Ideally, we make contributions and invest the funds throughout the year to take advantage of dips in the market and start earning dividends as soon as possible.
However, this is not always easy to do, as cash flow requirements can change and many people earmark year-end bonuses for their RRSP contributions.
Hence the RRSP rush that occurs at the beginning of every year.
Regarding strategy, it is recommended to have a balanced portfolio with exposure across industries, as well as geographic regions. Let’s take a look at two stocks that might be interesting picks to get your RRSP started today.
Brookfield Asset Management
Brookfield Asset Management (TSX:BAM.A)(NYSE:BAM) is a giant in the alternative asset segment.
The company owns 2,000 assets spread out across 30 countries on five continents. It is truly a global business and gives Canadian investors a great opportunity to have exposure to a variety of international markets through the ownership of unique assets.
The businesses fall into four categories: real estate, infrastructure, renewable power, and private equity.
The real estate division owns hotels, office buildings, student housing, multi-family, storage, and industrial properties worth $193 billion. The infrastructure group has $66 billion in assets under management in the utility, transport, energy, and data infrastructure segments.
The $50 billion renewable power division has more than 5300 facilities in the portfolio with 18,800 megawatts of generating capacity.
Finally, the private equity pillar has $62 billion in assets under management with a focus on acquiring high-quality businesses that have barriers to entry in sectors that include business services, industrials, and residential.
Falling interest rates have helped push the stock price higher in the past year as investors seek out opportunities that can deliver above-average returns.
A global economic downturn could put some pressure on the stock, but buy-and-hold investors should be comfortable owning Brookfield Asset Management.
Sun Life
Sun Life Financial (TSX:SLF)(NYSE:SLF) is another strong Canadian company that gives investors global exposure.
Sun Life gets most of its revenue and earnings from the Canadian and U.S. insurance and wealth management divisions, but it also has a growing presence overseas, with a specific focus on Asia.
The company has set up operations or strategic partnerships in the region’s most populated countries, including India, China, Indonesia, the Philippines, Malaysia, and Vietnam.
As middle-class wealth in these countries expands, Sun Life is positioned to benefit from rising demand for its suite of products and services.
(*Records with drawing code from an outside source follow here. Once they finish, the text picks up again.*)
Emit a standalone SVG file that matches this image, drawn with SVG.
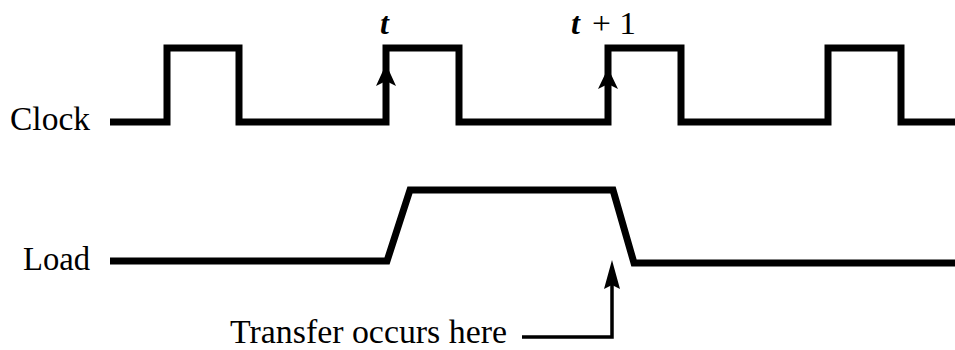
<svg xmlns="http://www.w3.org/2000/svg" width="955" height="350" viewBox="0 0 955 350">
<style>
.wave{fill:none;stroke:#000;stroke-width:7;stroke-linejoin:miter;stroke-linecap:butt}
.lbl{font-family:"Liberation Serif","Times New Roman",serif;font-size:33px;fill:#000}
.time{font-family:"Liberation Serif","Times New Roman",serif;font-size:32px;font-style:italic;font-weight:bold;fill:#000}
.num{font-family:"Liberation Serif","Times New Roman",serif;font-size:31px;fill:#000}
.ptr{fill:none;stroke:#000;stroke-width:3.5}
.head{fill:#000;stroke:none}
</style>
<rect width="955" height="350" fill="#fff"/>
<g id="clock">
<text class="lbl" x="10" y="130" textLength="80" lengthAdjust="spacingAndGlyphs">Clock</text>
<path class="wave" d="M110,122 H167 V48 H239 V122 H386 V48 H459 V122 H608 V48 H681 V122 H828 V48 H901 V122 H955"/>
</g>
<g id="load">
<text class="lbl" x="23" y="270" textLength="67" lengthAdjust="spacingAndGlyphs">Load</text>
<path class="wave" d="M110,261 H387 L410,190 H613 L634,263 H955"/>
</g>
<g id="label-t">
<text class="time" x="380" y="34">t</text>
</g>
<g id="label-t1">
<text class="time" x="571" y="34">t</text>
<text class="num" x="592" y="34" textLength="44" lengthAdjust="spacingAndGlyphs">+ 1</text>
</g>
<g id="transfer-label">
<text class="lbl" x="230" y="343" textLength="277" lengthAdjust="spacingAndGlyphs">Transfer occurs here</text>
</g>
<g id="connectors">
<path class="head" d="M386,64 L396,86 L386,81 L376,86 Z"/>
<path class="head" d="M608,68 L618,89 L608,84 L598,89 Z"/>
<path class="ptr" d="M522,337 H612 V280"/>
<path class="head" d="M612,260 L620,289 L612,285 L604,289 Z"/>
</g>
</svg>
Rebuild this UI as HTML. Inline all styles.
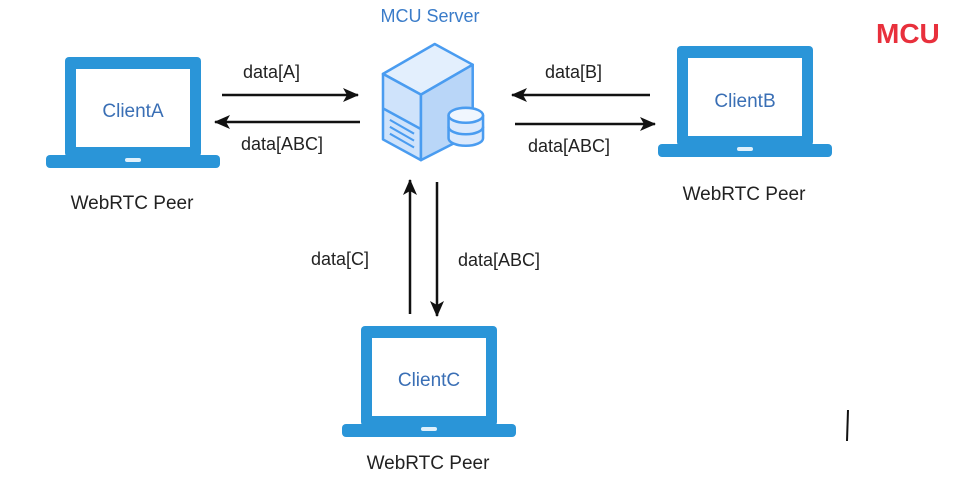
<!DOCTYPE html>
<html><head><style>
html,body{margin:0;padding:0;background:#fff;}
svg{display:block;}
text{font-family:"Liberation Sans",Arial,sans-serif;}
</style></head><body>
<svg width="978" height="491" viewBox="0 0 978 491" xmlns="http://www.w3.org/2000/svg">
<defs>
<marker id="ah" markerWidth="16" markerHeight="16" refX="15" refY="8" orient="auto" markerUnits="userSpaceOnUse">
<path d="M0,1 L16,8 L0,15 L4,8 Z" fill="#111"/>
</marker>
<g id="laptop">
<rect x="0" y="0" width="136" height="100" rx="4" fill="#2a95d8"/>
<rect x="11" y="12" width="114" height="78" fill="#fff"/>
<rect x="-19" y="98" width="174" height="13" rx="4" fill="#2a95d8"/>
<rect x="60" y="101" width="16" height="4" rx="2" fill="#dff0fb"/>
</g>
</defs>
<rect width="978" height="491" fill="#fff"/>

<use href="#laptop" x="65" y="57"/>
<text x="133" y="117" font-size="19" fill="#3a6fb5" text-anchor="middle">ClientA</text>
<text x="132" y="209" font-size="19" fill="#222" text-anchor="middle">WebRTC Peer</text>

<use href="#laptop" x="677" y="46"/>
<text x="745" y="107" font-size="19" fill="#3a6fb5" text-anchor="middle">ClientB</text>
<text x="744" y="200" font-size="19" fill="#222" text-anchor="middle">WebRTC Peer</text>

<use href="#laptop" x="361" y="326"/>
<text x="429" y="386" font-size="19" fill="#3a6fb5" text-anchor="middle">ClientC</text>
<text x="428" y="469" font-size="19" fill="#222" text-anchor="middle">WebRTC Peer</text>

<text x="430" y="22" font-size="18" fill="#3a7cc9" text-anchor="middle">MCU Server</text>
<g transform="translate(383,44) scale(1.15) translate(-383,-44)">
<g stroke="#4a9cf0" stroke-width="2.2" stroke-linejoin="round" fill="#cfe3fb">
<path d="M383,70 L428,44 L461,62 L416,88 Z" fill="#e3effd"/>
<path d="M383,70 L416,88 L416,145 L383,127 Z"/>
<path d="M416,88 L461,62 L461,122 L416,145 Z" fill="#b9d6f8"/>
<path d="M383,100 L416,118" fill="none"/>
<path d="M389,110 L410,122 M389,116 L410,128 M389,122 L410,134" fill="none" stroke-width="1.8"/>
<path d="M440,106 L440,126 A15,6.5 0 0 0 470,126 L470,106" fill="#dbe9fc"/>
<path d="M440,116 A15,6.5 0 0 0 470,116" fill="none"/>
<ellipse cx="455" cy="106" rx="15" ry="6.5" fill="#f0f6fe"/>
</g>
</g>

<g stroke="#111" stroke-width="2.5" fill="none">
<line x1="222" y1="95" x2="358" y2="95" marker-end="url(#ah)"/>
<line x1="360" y1="122" x2="215" y2="122" marker-end="url(#ah)"/>
<line x1="650" y1="95" x2="512" y2="95" marker-end="url(#ah)"/>
<line x1="515" y1="124" x2="655" y2="124" marker-end="url(#ah)"/>
<line x1="410" y1="314" x2="410" y2="180" marker-end="url(#ah)"/>
<line x1="437" y1="182" x2="437" y2="316" marker-end="url(#ah)"/>
</g>
<g font-size="18" fill="#222">
<text x="243" y="78">data[A]</text>
<text x="241" y="150">data[ABC]</text>
<text x="545" y="78">data[B]</text>
<text x="528" y="152">data[ABC]</text>
<text x="311" y="265">data[C]</text>
<text x="458" y="266">data[ABC]</text>
</g>
<text x="876" y="43" font-size="28" font-weight="bold" fill="#e8303c">MCU</text>
<line x1="848" y1="410" x2="847" y2="441" stroke="#111" stroke-width="2"/>
</svg>
</body></html>
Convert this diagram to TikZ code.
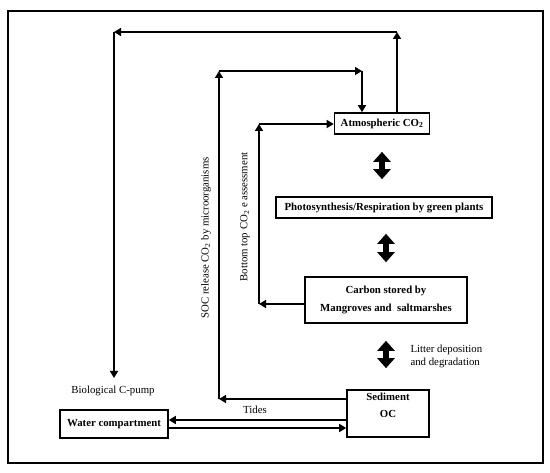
\documentclass[tikz,border=0pt]{standalone}
\usepackage{fontspec}
\setmainfont{Liberation Serif}
\usetikzlibrary{arrows.meta,positioning}

\tikzset{
    box/.style={draw,line width=1.6pt,font=\bfseries\fontsize{10.8}{13}\selectfont,inner sep=2pt},
    arr/.style={line width=1.5pt,-{Triangle[width=8pt,length=7pt]}},
    fatarr/.style={line width=6pt,{Triangle[width=17pt,length=10pt]}-{Triangle[width=17pt,length=10pt]}},
    lbl/.style={font=\fontsize{10.8}{13}\selectfont}
}

\begin{document}
\begin{tikzpicture}[x=1pt,y=-1pt]
    \useasboundingbox (0,0) rectangle (550,473);
    %% frame
    \draw[line width=1.2pt] (8,11) rectangle (543,463);
    %% compartments
    \node[box,minimum width=95pt,minimum height=21pt] (atm) at (382,123.5) {Atmospheric CO\textsubscript{2}};
    \node[box,minimum width=216pt,minimum height=21pt] (photo) at (384,207.5) {Photosynthesis/Respiration by green plants};
    \node[box,minimum width=162pt,minimum height=46pt,align=center] (carbon) at (386,300) {Carbon stored by\\[5pt]Mangroves and\ \ saltmarshes};
    \node[box,minimum width=82pt,minimum height=47pt,align=center] (sed) at (388,413.5) {Sediment\\[4pt]OC\\[4pt]};
    \node[box,minimum width=108pt,minimum height=28pt] (water) at (114,424) {Water compartment};
    %% exchanges
    \draw[fatarr,shorten <=17pt,shorten >=17pt] (atm.south) -- (atm.south |- photo.north);
    \draw[fatarr,shorten <=15pt,shorten >=14pt] (carbon.north |- photo.south) -- (carbon.north);
    \draw[fatarr,shorten <=17pt,shorten >=21pt] (carbon.south) -- (carbon.south |- sed.north);
    \node[lbl,anchor=west,align=left] (litter) at (407,356) {Litter deposition\\and degradation};
    %% biological pump
    \coordinate (o1) at (397,32);
    \coordinate (o2) at (114,32);
    \coordinate (o3) at (114,378);
    \draw[arr] (atm.north -| o1) -- (o1);
    \draw[arr] (o1) -- (o2);
    \draw[arr] (o2) -- (o3);
    \node[lbl] (pump) at (113,391) {Biological C-pump};
    %% SOC release
    \coordinate (s1) at (219,399);
    \coordinate (s2) at (219,71);
    \coordinate (s3) at (362,71);
    \draw[arr] (s1 -| sed.west) -- (s1);
    \draw[arr] (s1) -- (s2);
    \draw[arr] (s2) -- (s3);
    \draw[arr] (s3) -- (s3 |- atm.north);
    \node[lbl,rotate=90] (soc) at (206,238) {SOC release CO\textsubscript{2} by microorganisms};
    %% bottom top assessment
    \coordinate (c1) at (259,304);
    \coordinate (c2) at (259,124);
    \draw[arr] (c1 -| carbon.west) -- (c1);
    \draw[arr] (c1) -- (c2);
    \draw[arr] (c2) -- (c2 -| atm.west);
    \node[lbl,rotate=90] (btm) at (245,217) {Bottom top CO\textsubscript{2} e assessment};
    %% tides
    \coordinate (t1) at ([yshift=4pt]water.east);
    \coordinate (t2) at ([yshift=-4pt]water.east);
    \draw[arr] (t1 -| sed.west) -- (t1);
    \draw[arr] (t2) -- (t2 -| sed.west);
    \node[lbl] (tides) at (255,410) {Tides};
\end{tikzpicture}
\end{document}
Asia accounted for 17% of underlying net income in Q3 2019.
The Great Recession hit Sun Life hard and management made a series of changes in the past few years to reduce risk in the event of another meltdown in equity markets.
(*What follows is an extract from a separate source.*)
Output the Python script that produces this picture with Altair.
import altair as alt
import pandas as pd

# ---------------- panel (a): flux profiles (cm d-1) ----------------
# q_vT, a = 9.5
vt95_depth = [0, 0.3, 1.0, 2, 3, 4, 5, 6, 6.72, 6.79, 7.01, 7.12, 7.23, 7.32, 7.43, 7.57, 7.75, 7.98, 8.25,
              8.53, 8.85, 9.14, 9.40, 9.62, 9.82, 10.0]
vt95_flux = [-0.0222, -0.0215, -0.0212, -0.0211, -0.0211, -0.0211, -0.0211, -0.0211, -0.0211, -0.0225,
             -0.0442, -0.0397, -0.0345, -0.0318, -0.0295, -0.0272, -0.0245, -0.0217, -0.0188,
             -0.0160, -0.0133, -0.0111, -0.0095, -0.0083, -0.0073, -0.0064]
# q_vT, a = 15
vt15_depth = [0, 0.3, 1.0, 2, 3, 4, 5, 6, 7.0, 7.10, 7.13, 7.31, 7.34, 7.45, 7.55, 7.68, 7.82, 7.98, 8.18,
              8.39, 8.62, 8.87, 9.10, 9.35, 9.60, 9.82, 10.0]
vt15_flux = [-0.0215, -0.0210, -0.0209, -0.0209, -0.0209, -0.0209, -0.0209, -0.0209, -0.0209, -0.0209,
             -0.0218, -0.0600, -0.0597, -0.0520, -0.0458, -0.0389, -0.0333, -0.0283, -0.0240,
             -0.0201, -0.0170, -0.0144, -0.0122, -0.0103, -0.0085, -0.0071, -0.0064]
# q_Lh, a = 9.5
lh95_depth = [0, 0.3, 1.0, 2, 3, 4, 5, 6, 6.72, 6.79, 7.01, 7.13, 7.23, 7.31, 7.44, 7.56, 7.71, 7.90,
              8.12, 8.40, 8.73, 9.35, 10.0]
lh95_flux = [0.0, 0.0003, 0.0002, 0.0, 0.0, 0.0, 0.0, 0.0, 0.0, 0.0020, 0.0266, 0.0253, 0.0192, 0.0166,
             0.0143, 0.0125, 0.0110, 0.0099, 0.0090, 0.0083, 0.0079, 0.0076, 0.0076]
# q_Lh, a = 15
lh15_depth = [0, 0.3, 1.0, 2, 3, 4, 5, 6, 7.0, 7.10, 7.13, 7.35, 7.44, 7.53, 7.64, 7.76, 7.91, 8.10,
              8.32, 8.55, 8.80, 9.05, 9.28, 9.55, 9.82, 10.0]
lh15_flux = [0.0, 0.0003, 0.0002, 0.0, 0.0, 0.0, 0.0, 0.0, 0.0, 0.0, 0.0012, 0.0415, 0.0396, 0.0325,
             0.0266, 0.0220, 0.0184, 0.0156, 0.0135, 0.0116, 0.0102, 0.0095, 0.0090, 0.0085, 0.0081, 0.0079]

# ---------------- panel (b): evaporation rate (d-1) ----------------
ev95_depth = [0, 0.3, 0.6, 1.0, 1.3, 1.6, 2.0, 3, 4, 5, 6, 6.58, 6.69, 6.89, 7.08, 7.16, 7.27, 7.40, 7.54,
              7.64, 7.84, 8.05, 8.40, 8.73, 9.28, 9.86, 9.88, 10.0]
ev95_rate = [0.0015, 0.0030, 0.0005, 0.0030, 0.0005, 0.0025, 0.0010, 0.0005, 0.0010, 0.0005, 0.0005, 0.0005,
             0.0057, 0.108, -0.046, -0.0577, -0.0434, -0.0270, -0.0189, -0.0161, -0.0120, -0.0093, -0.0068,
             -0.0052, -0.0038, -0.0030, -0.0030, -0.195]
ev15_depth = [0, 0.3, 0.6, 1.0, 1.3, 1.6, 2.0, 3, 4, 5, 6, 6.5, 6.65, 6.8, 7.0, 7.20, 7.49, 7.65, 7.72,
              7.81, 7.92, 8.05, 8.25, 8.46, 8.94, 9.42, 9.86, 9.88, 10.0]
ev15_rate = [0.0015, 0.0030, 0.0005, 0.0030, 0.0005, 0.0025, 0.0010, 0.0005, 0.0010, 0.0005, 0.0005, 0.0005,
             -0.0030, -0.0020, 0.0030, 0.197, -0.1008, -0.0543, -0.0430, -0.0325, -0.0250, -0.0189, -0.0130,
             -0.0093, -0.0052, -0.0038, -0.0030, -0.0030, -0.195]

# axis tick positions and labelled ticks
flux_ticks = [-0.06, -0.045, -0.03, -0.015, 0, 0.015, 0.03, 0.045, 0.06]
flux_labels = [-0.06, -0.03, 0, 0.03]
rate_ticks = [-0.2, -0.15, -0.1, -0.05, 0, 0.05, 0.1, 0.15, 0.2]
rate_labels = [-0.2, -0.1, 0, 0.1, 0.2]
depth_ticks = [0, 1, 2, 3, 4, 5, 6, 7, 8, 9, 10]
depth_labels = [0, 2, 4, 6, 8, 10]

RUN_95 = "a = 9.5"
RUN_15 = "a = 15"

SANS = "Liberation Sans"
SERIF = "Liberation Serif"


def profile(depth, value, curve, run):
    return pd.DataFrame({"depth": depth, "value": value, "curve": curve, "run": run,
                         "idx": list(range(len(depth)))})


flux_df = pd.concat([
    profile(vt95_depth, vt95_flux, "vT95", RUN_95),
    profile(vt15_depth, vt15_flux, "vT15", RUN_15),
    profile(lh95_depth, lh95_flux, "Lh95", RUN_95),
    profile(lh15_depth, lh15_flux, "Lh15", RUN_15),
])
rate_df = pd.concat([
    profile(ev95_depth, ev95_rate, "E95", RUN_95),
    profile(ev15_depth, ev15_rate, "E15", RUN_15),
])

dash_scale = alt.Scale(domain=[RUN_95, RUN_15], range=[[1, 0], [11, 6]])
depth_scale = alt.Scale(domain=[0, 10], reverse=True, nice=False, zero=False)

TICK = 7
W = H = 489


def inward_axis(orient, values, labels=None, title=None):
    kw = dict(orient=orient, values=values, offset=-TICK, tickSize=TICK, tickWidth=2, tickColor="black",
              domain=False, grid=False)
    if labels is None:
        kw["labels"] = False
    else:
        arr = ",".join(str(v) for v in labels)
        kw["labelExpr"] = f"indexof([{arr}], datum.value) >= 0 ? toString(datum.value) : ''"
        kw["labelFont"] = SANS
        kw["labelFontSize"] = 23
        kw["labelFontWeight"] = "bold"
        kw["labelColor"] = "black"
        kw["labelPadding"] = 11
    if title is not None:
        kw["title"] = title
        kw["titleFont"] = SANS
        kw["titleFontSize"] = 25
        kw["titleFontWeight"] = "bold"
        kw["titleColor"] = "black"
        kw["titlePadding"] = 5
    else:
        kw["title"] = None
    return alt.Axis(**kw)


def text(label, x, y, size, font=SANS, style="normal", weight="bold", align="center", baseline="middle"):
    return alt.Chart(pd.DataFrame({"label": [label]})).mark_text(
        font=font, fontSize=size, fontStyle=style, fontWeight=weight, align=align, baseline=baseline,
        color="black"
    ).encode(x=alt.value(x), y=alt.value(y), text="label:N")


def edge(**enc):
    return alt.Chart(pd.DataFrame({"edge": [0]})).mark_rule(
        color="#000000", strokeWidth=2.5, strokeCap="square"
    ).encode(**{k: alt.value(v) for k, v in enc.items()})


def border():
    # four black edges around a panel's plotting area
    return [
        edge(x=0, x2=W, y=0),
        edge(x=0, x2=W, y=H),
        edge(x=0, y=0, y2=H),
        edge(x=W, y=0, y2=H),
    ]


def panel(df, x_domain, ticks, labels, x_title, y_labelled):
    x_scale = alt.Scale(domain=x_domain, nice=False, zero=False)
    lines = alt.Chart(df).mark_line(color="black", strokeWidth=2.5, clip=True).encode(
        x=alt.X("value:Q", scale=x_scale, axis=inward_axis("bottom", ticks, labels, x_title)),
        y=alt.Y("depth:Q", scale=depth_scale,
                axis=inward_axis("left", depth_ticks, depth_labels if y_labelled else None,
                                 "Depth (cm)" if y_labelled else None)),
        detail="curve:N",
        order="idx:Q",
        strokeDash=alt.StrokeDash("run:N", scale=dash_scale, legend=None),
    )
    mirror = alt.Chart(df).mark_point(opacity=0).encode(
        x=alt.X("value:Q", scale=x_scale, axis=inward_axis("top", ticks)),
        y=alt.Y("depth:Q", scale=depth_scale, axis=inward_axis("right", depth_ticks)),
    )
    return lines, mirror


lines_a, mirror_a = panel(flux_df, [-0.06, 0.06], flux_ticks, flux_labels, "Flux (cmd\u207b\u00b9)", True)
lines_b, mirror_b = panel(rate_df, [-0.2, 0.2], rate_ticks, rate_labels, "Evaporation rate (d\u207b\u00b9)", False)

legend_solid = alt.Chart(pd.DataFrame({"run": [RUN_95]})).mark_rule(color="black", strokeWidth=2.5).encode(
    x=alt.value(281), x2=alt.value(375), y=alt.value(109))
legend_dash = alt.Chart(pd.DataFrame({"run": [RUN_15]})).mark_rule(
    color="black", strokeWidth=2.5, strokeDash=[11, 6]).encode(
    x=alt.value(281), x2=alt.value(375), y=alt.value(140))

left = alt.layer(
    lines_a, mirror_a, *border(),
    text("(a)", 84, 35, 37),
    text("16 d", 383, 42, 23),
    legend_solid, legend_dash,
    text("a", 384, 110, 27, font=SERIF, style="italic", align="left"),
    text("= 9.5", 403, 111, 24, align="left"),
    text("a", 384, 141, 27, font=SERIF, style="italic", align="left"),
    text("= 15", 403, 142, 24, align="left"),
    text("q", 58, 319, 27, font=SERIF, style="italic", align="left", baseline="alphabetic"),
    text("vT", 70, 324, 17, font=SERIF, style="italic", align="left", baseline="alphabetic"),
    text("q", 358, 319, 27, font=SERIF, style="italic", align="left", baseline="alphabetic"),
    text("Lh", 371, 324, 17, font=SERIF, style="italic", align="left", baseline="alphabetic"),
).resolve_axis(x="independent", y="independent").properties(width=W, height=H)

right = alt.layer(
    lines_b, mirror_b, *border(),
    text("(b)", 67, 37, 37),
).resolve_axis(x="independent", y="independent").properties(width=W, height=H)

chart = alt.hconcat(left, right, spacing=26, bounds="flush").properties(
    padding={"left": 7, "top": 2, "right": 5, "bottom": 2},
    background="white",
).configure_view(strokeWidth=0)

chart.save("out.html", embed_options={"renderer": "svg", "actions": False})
The company sold off the U.S. annuities business that caused most of the grief and has invested new funds in asset management opportunities.
Sun Life is performing well and anticipates 8-10% underlying earnings-per-share growth over the medium term. This should support steady dividend increases. Investors who buy the stock today can pick up a yield of 3.7%.
The bottom line
Brookfield Asset Management and Sun Life are top Canadian companies that give investors great international exposure. If you are searching for stocks to start a self-directed RRSP, these companies deserve to be on your radar.